The canonical success story is Zalando, which moved from a centralized data team of about 20 people struggling to support 100+ data consumers to a federated model where domain teams self-serve. They reduced delivery time for new data products and improved data quality.

The Data Mesh Challenges

Data mesh requires organizational change, which is much harder than adopting new technology. Domain teams need to staff data engineering capabilities. Product managers need to treat data as a product. Leadership needs to accept distributed responsibility for what was previously centralized.

Most domain teams don’t have data engineering expertise. You either need to hire for each team or redistribute your existing data engineering team across domains. Both approaches are disruptive and expensive.

The platform requirements are significant. For data mesh to work, you need self-service infrastructure that domain teams can use without deep technical expertise. This means investment in data catalogs, CI/CD for data pipelines, observability tooling, and governance frameworks. Building this platform is a multi-year effort.

Cultural resistance is real. Centralized data teams don’t want to give up control. Domain teams don’t want the operational burden. Engineering leadership worries about fragmentation and inconsistency. Navigating this requires executive sponsorship and patience.

The Confusion Between Them

People conflate data mesh and data lakehouse because they both appeared in the hype cycle around the same time and both involve modern data infrastructure. But they’re addressing different problems.

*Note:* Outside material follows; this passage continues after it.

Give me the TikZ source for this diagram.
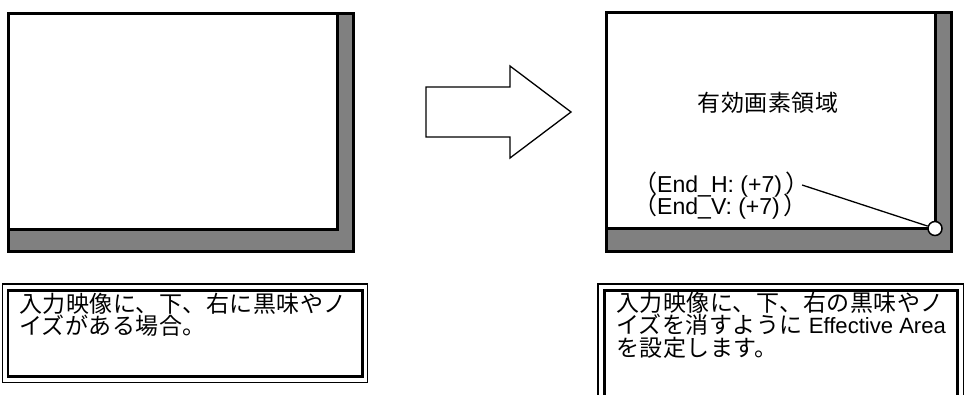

Data lakehouse is a technical architecture for storing and querying data efficiently. Data mesh is an organizational pattern for who owns data and pipelines. You can implement a data lakehouse without adopting data mesh principles. You can adopt data mesh organizational patterns on top of a traditional data warehouse.

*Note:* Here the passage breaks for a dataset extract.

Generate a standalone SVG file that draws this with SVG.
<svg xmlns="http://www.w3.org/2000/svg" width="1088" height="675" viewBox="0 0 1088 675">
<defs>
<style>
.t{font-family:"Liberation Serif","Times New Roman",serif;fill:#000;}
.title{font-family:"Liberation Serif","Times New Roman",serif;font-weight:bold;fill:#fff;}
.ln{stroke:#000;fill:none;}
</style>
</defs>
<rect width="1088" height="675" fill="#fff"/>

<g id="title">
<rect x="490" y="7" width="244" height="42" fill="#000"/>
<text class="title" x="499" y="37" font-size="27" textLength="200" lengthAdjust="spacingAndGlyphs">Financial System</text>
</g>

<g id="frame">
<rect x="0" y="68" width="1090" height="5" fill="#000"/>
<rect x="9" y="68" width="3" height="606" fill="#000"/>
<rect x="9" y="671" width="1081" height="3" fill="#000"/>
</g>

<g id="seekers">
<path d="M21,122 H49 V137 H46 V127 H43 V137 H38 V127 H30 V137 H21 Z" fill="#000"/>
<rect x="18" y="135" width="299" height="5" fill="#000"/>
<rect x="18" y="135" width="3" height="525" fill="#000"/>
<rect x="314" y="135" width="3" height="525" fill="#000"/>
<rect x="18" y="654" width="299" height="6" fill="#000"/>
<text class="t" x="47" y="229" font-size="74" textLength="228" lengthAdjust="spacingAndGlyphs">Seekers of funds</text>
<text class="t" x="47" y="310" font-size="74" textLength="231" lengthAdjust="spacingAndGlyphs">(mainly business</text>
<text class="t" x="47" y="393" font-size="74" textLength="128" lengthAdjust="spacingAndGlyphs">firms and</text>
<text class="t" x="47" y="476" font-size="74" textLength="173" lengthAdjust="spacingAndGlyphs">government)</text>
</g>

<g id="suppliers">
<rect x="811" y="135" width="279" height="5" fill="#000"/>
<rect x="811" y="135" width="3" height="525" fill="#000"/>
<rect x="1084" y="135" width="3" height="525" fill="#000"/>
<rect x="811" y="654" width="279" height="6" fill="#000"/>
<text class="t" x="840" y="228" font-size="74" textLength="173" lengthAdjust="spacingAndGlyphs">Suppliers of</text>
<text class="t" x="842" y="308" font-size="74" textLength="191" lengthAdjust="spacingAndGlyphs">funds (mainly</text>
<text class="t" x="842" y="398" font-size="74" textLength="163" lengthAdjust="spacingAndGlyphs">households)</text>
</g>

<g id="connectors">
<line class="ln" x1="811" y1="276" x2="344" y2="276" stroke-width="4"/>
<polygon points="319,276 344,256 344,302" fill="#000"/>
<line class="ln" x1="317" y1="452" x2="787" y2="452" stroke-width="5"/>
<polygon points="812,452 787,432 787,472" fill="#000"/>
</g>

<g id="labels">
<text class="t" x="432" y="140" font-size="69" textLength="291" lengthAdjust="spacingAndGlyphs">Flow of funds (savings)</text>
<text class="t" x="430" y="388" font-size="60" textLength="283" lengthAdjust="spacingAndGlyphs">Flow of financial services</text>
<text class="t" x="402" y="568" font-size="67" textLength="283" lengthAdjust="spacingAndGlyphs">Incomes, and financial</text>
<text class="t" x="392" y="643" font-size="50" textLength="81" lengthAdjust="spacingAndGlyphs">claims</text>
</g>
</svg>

In fact, many data mesh implementations use data lakehouse technology as part of the platform layer. The lakehouse provides the storage and query capabilities that domain teams build their data products on top of.

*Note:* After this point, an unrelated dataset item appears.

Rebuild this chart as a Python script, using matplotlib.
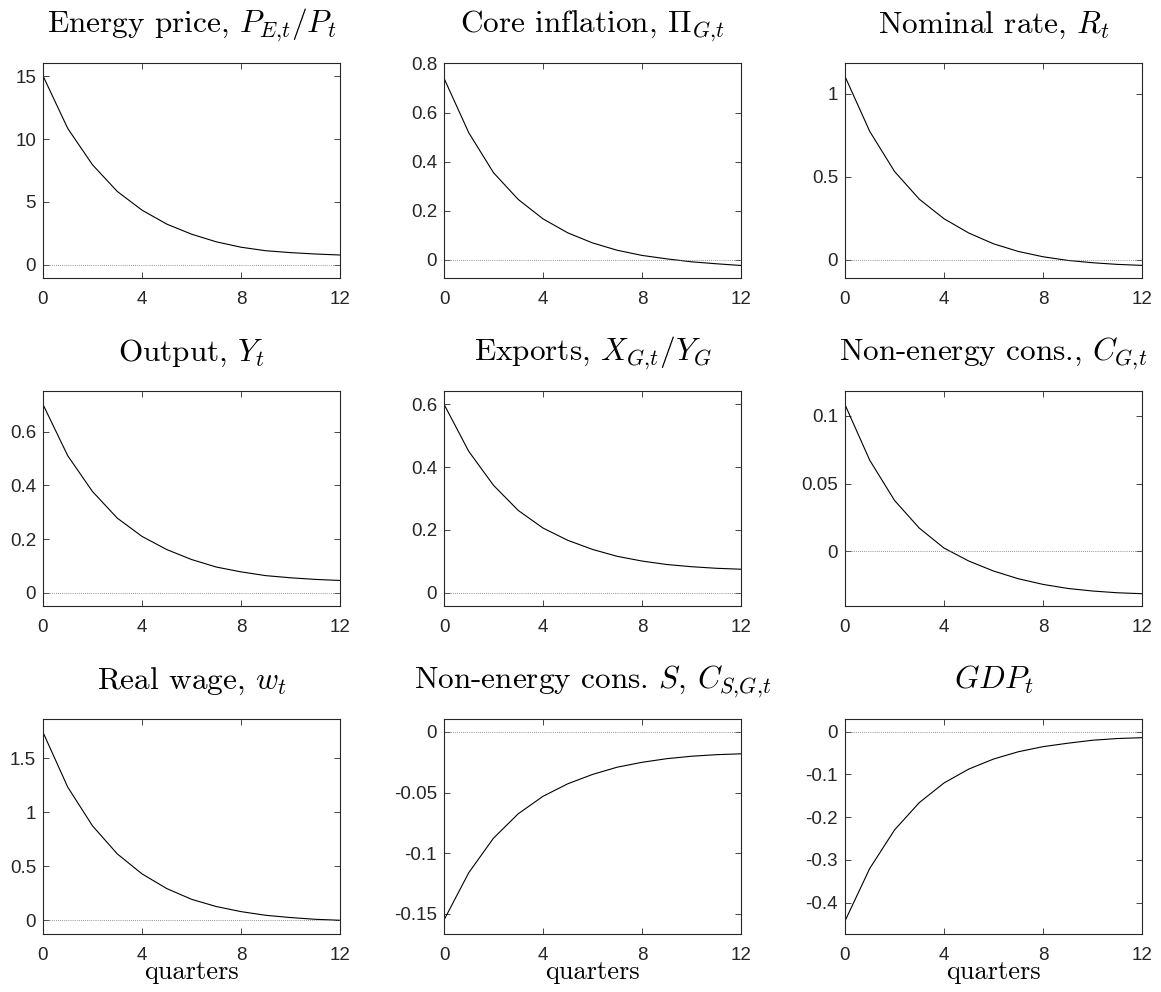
import matplotlib
matplotlib.use("Agg")
import matplotlib.pyplot as plt
from matplotlib.ticker import FuncFormatter, FixedLocator

plt.rcParams['mathtext.fontset'] = 'cm'
plt.rcParams['font.family'] = ['Liberation Sans', 'DejaVu Sans']

quarters = list(range(13))

energy_price = [15.04, 10.85, 7.96, 5.84, 4.35, 3.24, 2.44, 1.83, 1.40, 1.12, 0.97, 0.86, 0.78]
core_inflation = [0.740, 0.518, 0.355, 0.246, 0.167, 0.110, 0.069, 0.039, 0.018, 0.004, -0.008, -0.016, -0.023]
nominal_rate = [1.104, 0.773, 0.532, 0.365, 0.247, 0.161, 0.096, 0.050, 0.018, -0.004, -0.018, -0.028, -0.034]
output = [0.701, 0.510, 0.377, 0.278, 0.210, 0.161, 0.124, 0.096, 0.078, 0.064, 0.056, 0.050, 0.046]
exports = [0.600, 0.450, 0.342, 0.262, 0.206, 0.167, 0.138, 0.116, 0.101, 0.090, 0.083, 0.078, 0.075]
nonenergy_cons = [0.1084, 0.0672, 0.0375, 0.0170, 0.0022, -0.0074, -0.0148, -0.0205, -0.0247, -0.0277, -0.0296, -0.0309, -0.0316]
real_wage = [1.738, 1.231, 0.873, 0.614, 0.429, 0.293, 0.194, 0.127, 0.080, 0.046, 0.025, 0.009, 0.000]
nonenergy_cons_s = [-0.155, -0.116, -0.0875, -0.0674, -0.0530, -0.0427, -0.0350, -0.0290, -0.0250, -0.0220, -0.0200, -0.0187, -0.0180]
gdp = [-0.443, -0.320, -0.230, -0.166, -0.120, -0.0875, -0.064, -0.047, -0.035, -0.027, -0.020, -0.016, -0.014]

titles = [
    r'Energy price, $P_{E{,}t}/P_t$',
    r'Core inflation, $\Pi_{G{,}t}$',
    r'Nominal rate, $R_t$',
    r'Output, $Y_t$',
    r'Exports, $X_{G{,}t}/Y_G$',
    r'Non-energy cons., $C_{G{,}t}$',
    r'Real wage, $w_t$',
    r'Non-energy cons. $S$, $C_{S{,}G{,}t}$',
    r'$GDP_t$',
]
series = [energy_price, core_inflation, nominal_rate, output, exports,
          nonenergy_cons, real_wage, nonenergy_cons_s, gdp]
ylims = [(-1.05, 16.06), (-0.074, 0.802), (-0.11, 1.185), (-0.049, 0.751),
         (-0.042, 0.642), (-0.0407, 0.1185), (-0.127, 1.861), (-0.1665, 0.0107), (-0.4734, 0.0297)]
yticks = [[0, 5, 10, 15], [0, 0.2, 0.4, 0.6, 0.8], [0, 0.5, 1], [0, 0.2, 0.4, 0.6],
          [0, 0.2, 0.4, 0.6], [0, 0.05, 0.1], [0, 0.5, 1, 1.5], [-0.15, -0.1, -0.05, 0],
          [-0.4, -0.3, -0.2, -0.1, 0]]
xticks = [0, 4, 8, 12]

W, H = 1161, 992
fig = plt.figure(figsize=(W / 100, H / 100), dpi=100)

lefts = [43, 444, 845]
tops = [63, 391, 719]
aw, ah = 297, 215
gray = (0.15, 0.15, 0.15)

fmt = FuncFormatter(lambda v, p: ('%g' % v).replace('\u2212', '-'))

for i in range(9):
    r, c = divmod(i, 3)
    ax = fig.add_axes([lefts[c] / W, 1 - (tops[r] + ah) / H, aw / W, ah / H])
    ax.plot(quarters, series[i], color='black', lw=0.8)
    ax.axhline(0, color='0.45', lw=0.6, ls=(0, (1, 1.5)))
    ax.set_xlim(0, 12)
    ax.set_ylim(*ylims[i])
    ax.xaxis.set_major_locator(FixedLocator(xticks))
    ax.yaxis.set_major_locator(FixedLocator(yticks[i]))
    ax.xaxis.set_major_formatter(fmt)
    ax.yaxis.set_major_formatter(fmt)
    ax.tick_params(direction='in', length=4, width=0.6, colors=gray, labelsize=13.5,
                   top=True, right=True)
    ax.tick_params(axis='x', pad=9)
    ax.tick_params(axis='y', pad=5)
    for s in ax.spines.values():
        s.set_color(gray)
        s.set_linewidth(0.8)
    ax.set_title(titles[i], fontsize=22.5, pad=22, color='black', fontfamily='cmr10')
    if r == 2:
        ax.set_xlabel('quarters', fontsize=19, labelpad=-2, color='black', fontfamily='cmr10')

fig.savefig('out.png', dpi=100)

What Most Organizations Actually Need

Neither pattern is right for most mid-sized organizations. If you have a data team of fewer than 10 people and a few hundred data consumers, a well-run centralized data warehouse is probably fine. The organizational complexity of data mesh isn’t worth it yet.

If your data volumes are modest and your analytics queries are straightforward, a managed data warehouse like Snowflake or BigQuery is simpler than building a data lakehouse. The cost savings and flexibility of a lakehouse matter at scale, but not if you’re processing gigabytes instead of petabytes.

The risk is adopting these patterns because they’re what the industry is talking about, not because they solve problems you actually have. I’ve seen organizations start “data mesh transformations” when their real problem was that the data team was under-resourced. Adding organizational complexity when you need more headcount doesn’t help.

Making the Decision

If you’re considering data lakehouse architecture, ask: do we have data volumes that make warehouse costs painful? Do we need unified access to raw and processed data for ML use cases? Do we have the technical capability to operate open table formats?

If you’re considering data mesh, ask: is our centralized data team a bottleneck? Do domain teams have or can they develop data engineering capability? Do we have executive support for organizational change? Can we invest in platform infrastructure?

Both patterns address real problems, but they’re solutions for organizations at a certain scale and maturity. Most companies need to get the basics right first: reliable pipelines, clean data, clear ownership, and good governance. Once those fundamentals are solid, more sophisticated patterns might make sense.

The hype cycle will move on. Something new will come along. The underlying principles of good data architecture will remain the same: understand your actual requirements, choose appropriate technologies, and organize teams in ways that match your scale and capabilities. That’s boring advice, but it’s more useful than chasing whatever pattern is currently trending.